Joe Biden would consider another round of stimulus checks if he's elected in November. Here's his economic plan to pull the US out of recession.
- Joe Biden is the Democratic nominee for president, and he's proposed $4 trillion in new tax increases to fund a collection of federal programs to pull the US out of recession.
- Among the measures are a possible round of stimulus checks, state aid, $8,000 tax credits for parents with young kids, and coverage of health-insurance costs for newly jobless people.
- He also supports boosting unemployment benefits, though his platform doesn't specify an amount.
Joe Biden accepted the Democratic presidential nomination on Thursday evening. He said he could bridge fierce political divisions if he's elected and set in motion an ambitious agenda to address a collection of historic challenges facing America.
The US has been beset by numerous crises, Biden said. The former vice president named the coronavirus pandemic and the economic crisis stemming from it, along with climate change and a racial justice movement — a combination he called "a perfect storm."
In his speech, Biden cast President Donald Trump's record as disastrous (without naming him once). He argued he could provide an antidote to the Trump presidency by reinforcing the public health response and recalibrating the economic scales of power away from the rich and towards the middle class. He said:
"Nearly one in six small businesses have closed this year. And this president, if he's re-elected, you know what will happen. Cases and deaths will remain far too high. More mom-and-pop businesses will close their doors, and this time for good. Working families will struggle to get by. And yet the wealthiest one percent will get tens of billions of dollars in new tax breaks."
To that end, Biden has proposed nearly $4 trillion in new tax increases over the next decade, according to an analysis from the nonpartisan Tax Policy Center. Most of the new taxes would fall squarely upon the top 1% of households, and some revenue would come from a partial repeal of the 2017 GOP tax cuts.
"There is a clear and concerted effort to tackle racial inequality on a scale we haven't seen in generations," Indivar Dutta-Gupta, co-executive director of the Georgetown Center for Poverty and Inequality, recently told Business Insider. "There is a clear willingness to raise substantial revenue from the highest-income households in a way we haven't seen for decades."
Biden's pandemic platform
Biden would increase funding for coronavirus testing and tracing to slow the rate of infections and ultimately thwart the virus. Most economists say the US economy won't be able to recover until the spread of the pathogen is under control with a vaccine.
But with unemployment still likely to be near 10% next year, Biden has laid out a roadmap to jumpstart an economic recovery. Among those key measures:
- Another possible round of stimulus checks.
- Boosting unemployment benefits and strengthening existing systems.
- Implementing paid sick leave for workers.
- Creating an $8,000 annual tax credit for parents of young children.
- Covering the cost of health-insurance for newly unemployed people.
It also includes federal aid to states. Local and state governments can draw from a pool of funding to enact rental relief programs or assist small businesses in dire financial straits due to the pandemic.
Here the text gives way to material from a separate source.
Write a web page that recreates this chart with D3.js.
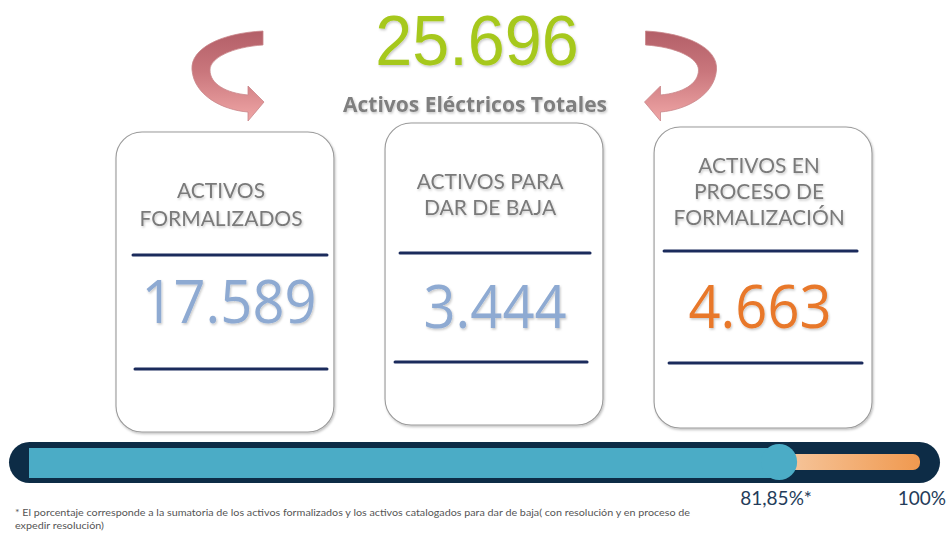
<!DOCTYPE html>
<html><head><meta charset="utf-8">
<script src="https://cdn.jsdelivr.net/npm/d3@7"></script>
<style>html,body{margin:0;padding:0;background:#fff;}svg{display:block;}</style>
</head><body>
<script>
// ---------------- DATA ----------------
const totalAssets = 25696;
const totalLabel = "Activos Eléctricos Totales";
const categories = ["ACTIVOS FORMALIZADOS", "ACTIVOS PARA DAR DE BAJA", "ACTIVOS EN PROCESO DE FORMALIZACIÓN"];
const titleLines = [["ACTIVOS", "FORMALIZADOS"], ["ACTIVOS PARA", "DAR DE BAJA"], ["ACTIVOS EN", "PROCESO DE", "FORMALIZACIÓN"]];
const values = [17589, 3444, 4663];
const progressValue = 81.85;
const progressMax = 100;
const progressLabels = ["81,85%*", "100%"];
const footnote = [
  "* El porcentaje corresponde a la sumatoria de los activos formalizados y los activos  catalogados para dar de baja( con resolución y en proceso de",
  "expedir resolución)"
];

// ---------------- LAYOUT / STYLE ----------------
const W = 946, H = 534;
const valueColors = ["#8eaad2", "#8eaad2", "#e8782a"];
const boxLayout = [
  {top: 132, bottom: 432, titleY: [198, 226], line1: [17, 211, 255], numY: 323, numDx: 113, line2: [19, 211, 369]},
  {top: 123, bottom: 425, titleY: [189, 215], line1: [15, 205, 253], numY: 328, numDx: 110, line2: [10, 202, 362]},
  {top: 127, bottom: 428, titleY: [173, 199, 225], line1: [10, 203, 251], numY: 328, numDx: 106, line2: [15, 208, 363]}
];

const fmt = d3.formatLocale({decimal: ",", thousands: ".", grouping: [3], currency: ["$", ""]}).format(",d");

const svg = d3.select("body").append("svg").attr("width", W).attr("height", H);
const defs = svg.append("defs");

const sh = defs.append("filter").attr("id", "shadow").attr("x", "-10%").attr("y", "-10%").attr("width", "130%").attr("height", "130%");
sh.append("feDropShadow").attr("dx", 1).attr("dy", 1.5).attr("stdDeviation", 1.2).attr("flood-color", "#000").attr("flood-opacity", 0.25);
const tsh = defs.append("filter").attr("id", "tshadow").attr("x", "-10%").attr("y", "-20%").attr("width", "130%").attr("height", "150%");
tsh.append("feDropShadow").attr("dx", 1).attr("dy", 1.5).attr("stdDeviation", 1).attr("flood-color", "#000").attr("flood-opacity", 0.22);

const ag = defs.append("linearGradient").attr("id", "arrowGrad").attr("x1", 0).attr("y1", 0).attr("x2", 0).attr("y2", 1);
ag.append("stop").attr("offset", "0%").attr("stop-color", "#b35f68");
ag.append("stop").attr("offset", "45%").attr("stop-color", "#c9767c");
ag.append("stop").attr("offset", "100%").attr("stop-color", "#f0a6a6");

const og = defs.append("linearGradient").attr("id", "orangeGrad").attr("x1", 0).attr("y1", 0).attr("x2", 1).attr("y2", 0);
og.append("stop").attr("offset", "0%").attr("stop-color", "#f6c9a2");
og.append("stop").attr("offset", "100%").attr("stop-color", "#f0994f");

function squeezeText(factor) {
  return sel => sel.each(function () {
    const L = this.getComputedTextLength();
    d3.select(this).attr("textLength", L * factor).attr("lengthAdjust", "spacingAndGlyphs");
  });
}

// ---------------- HEADER ----------------
svg.append("text")
  .attr("x", 477).attr("y", 65).attr("text-anchor", "middle")
  .style("font-family", "'Liberation Sans', Arial, sans-serif").style("font-size", "70px")
  .attr("fill", "#a6c81e").attr("filter", "url(#tshadow)")
  .text(fmt(totalAssets)).call(squeezeText(0.95));

svg.append("text")
  .attr("x", 475).attr("y", 112).attr("text-anchor", "middle")
  .style("font-family", "'Open Sans', sans-serif").style("font-size", "21px").style("font-weight", "bold")
  .attr("fill", "#7f7f7f").attr("filter", "url(#tshadow)")
  .text(totalLabel);

// curved arrows
const ap = d3.path();
ap.moveTo(263, 31);
ap.bezierCurveTo(222, 33, 190, 48, 192, 70);
ap.bezierCurveTo(194, 95, 222, 110, 248, 112);
ap.lineTo(248, 121);
ap.lineTo(264, 102);
ap.lineTo(248, 86);
ap.lineTo(248, 95);
ap.bezierCurveTo(226, 93, 210, 84, 210, 70);
ap.bezierCurveTo(210, 58, 232, 47, 263, 45);
ap.closePath();
const arrowD = ap.toString();
svg.append("path").attr("d", arrowD).attr("fill", "url(#arrowGrad)").attr("stroke", "#c9878a").attr("stroke-width", 0.8);
svg.append("path").attr("d", arrowD).attr("fill", "url(#arrowGrad)").attr("stroke", "#c9878a").attr("stroke-width", 0.8)
  .attr("transform", "translate(908.5,0) scale(-1,1)");

// ---------------- BOXES ----------------
const xBand = d3.scaleBand().domain(categories).range([116, 872]).paddingInner(0.19).paddingOuter(0);

const boxes = svg.selectAll("g.box").data(categories).join("g").attr("class", "box");
boxes.each(function (cat, i) {
  const g = d3.select(this);
  const x0 = xBand(cat), bw = xBand.bandwidth(), L = boxLayout[i];
  g.append("rect").attr("x", x0).attr("y", L.top).attr("width", bw).attr("height", L.bottom - L.top)
    .attr("rx", 26).attr("ry", 26).attr("fill", "#fff").attr("stroke", "#9a9a9a").attr("stroke-width", 1.1)
    .attr("filter", "url(#shadow)");
  g.selectAll("text.title").data(titleLines[i]).join("text").attr("class", "title")
    .attr("x", x0 + 105).attr("y", (d, j) => L.titleY[j]).attr("text-anchor", "middle")
    .style("font-family", "Lato, 'Open Sans', sans-serif").style("font-size", "21px")
    .attr("fill", "#7a7a7a").attr("filter", "url(#tshadow)").text(d => d);
  g.append("line").attr("x1", x0 + L.line1[0]).attr("x2", x0 + L.line1[1]).attr("y1", L.line1[2]).attr("y2", L.line1[2])
    .attr("stroke", "#1b2b5c").attr("stroke-width", 3).attr("stroke-linecap", "round");
  g.append("text").attr("x", x0 + L.numDx).attr("y", L.numY).attr("text-anchor", "middle")
    .style("font-family", "'Open Sans', sans-serif").style("font-size", "61px")
    .attr("fill", valueColors[i]).attr("filter", "url(#tshadow)")
    .text(fmt(values[i])).call(squeezeText(0.92));
  g.append("line").attr("x1", x0 + L.line2[0]).attr("x2", x0 + L.line2[1]).attr("y1", L.line2[2]).attr("y2", L.line2[2])
    .attr("stroke", "#1b2b5c").attr("stroke-width", 3).attr("stroke-linecap", "round");
});

// ---------------- PROGRESS BAR ----------------
const xP = d3.scaleLinear().domain([0, progressMax]).range([10, 946]);
const cy = 462;
svg.append("rect").attr("x", 9).attr("y", 442).attr("width", 931).attr("height", 41).attr("rx", 20.5).attr("fill", "#0d2c46");
// remaining (orange) track
svg.append("rect").attr("x", xP(progressValue)).attr("y", 454).attr("width", 920 - xP(progressValue)).attr("height", 16)
  .attr("rx", 7).attr("fill", "url(#orangeGrad)");
// filled (blue) portion
svg.append("rect").attr("x", 29).attr("y", 448).attr("width", xP(progressValue) - 29).attr("height", 30).attr("fill", "#4bacc6");
svg.append("circle").attr("cx", xP(progressValue) + 3).attr("cy", cy).attr("r", 18).attr("fill", "#4bacc6");

svg.append("text").attr("x", xP(progressValue)).attr("y", 505).attr("text-anchor", "middle")
  .style("font-family", "Lato, 'Open Sans', sans-serif").style("font-size", "19px").attr("fill", "#243c5a")
  .text(progressLabels[0]);
svg.append("text").attr("x", xP(progressMax)).attr("y", 505).attr("text-anchor", "end")
  .style("font-family", "Lato, 'Open Sans', sans-serif").style("font-size", "19px").attr("fill", "#243c5a")
  .text(progressLabels[1]);

// ---------------- FOOTNOTE ----------------
const notes = svg.selectAll("text.note").data(footnote).join("text").attr("class", "note")
  .attr("x", 15).attr("y", (d, i) => 516 + i * 13)
  .style("font-family", "Lato, 'Open Sans', sans-serif").style("font-size", "10px").attr("fill", "#555")
  .text(d => d);
const noteFactor = 675 / notes.node().getComputedTextLength();
notes.call(squeezeText(noteFactor));
</script>
</body></html>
Congress approved a one-time $1,200 stimulus check for the majority of American taxpayers earlier this year. Republicans and Democrats in Congress support a second round in negotiations for another stimulus package, but those talks are stalled. The Biden plan doesn't specify an amount.
Other pillars of Biden's economic plan include a $700 billion initiative to shore up US manufacturing and research programs to spur innovation at home. It's part of a broader campaign plan called "Building Back Better," which also includes initiatives to tackle racial inequality.
"When Vice President Biden says building back better, he means building an economy that is far more resilient to the kinds of shocks that come fast and furiously in today's global economy," Jared Bernstein, an outside economic adviser to Biden, said on PBS Newshour.
Much of Biden's agenda hinges on Democrats retaking control of the Senate, which Republicans have controlled since 2014. With the filibuster in place, the size of a Democratic majority could decide whether Biden is thwarted by a GOP that's unlikely to support many of his proposals.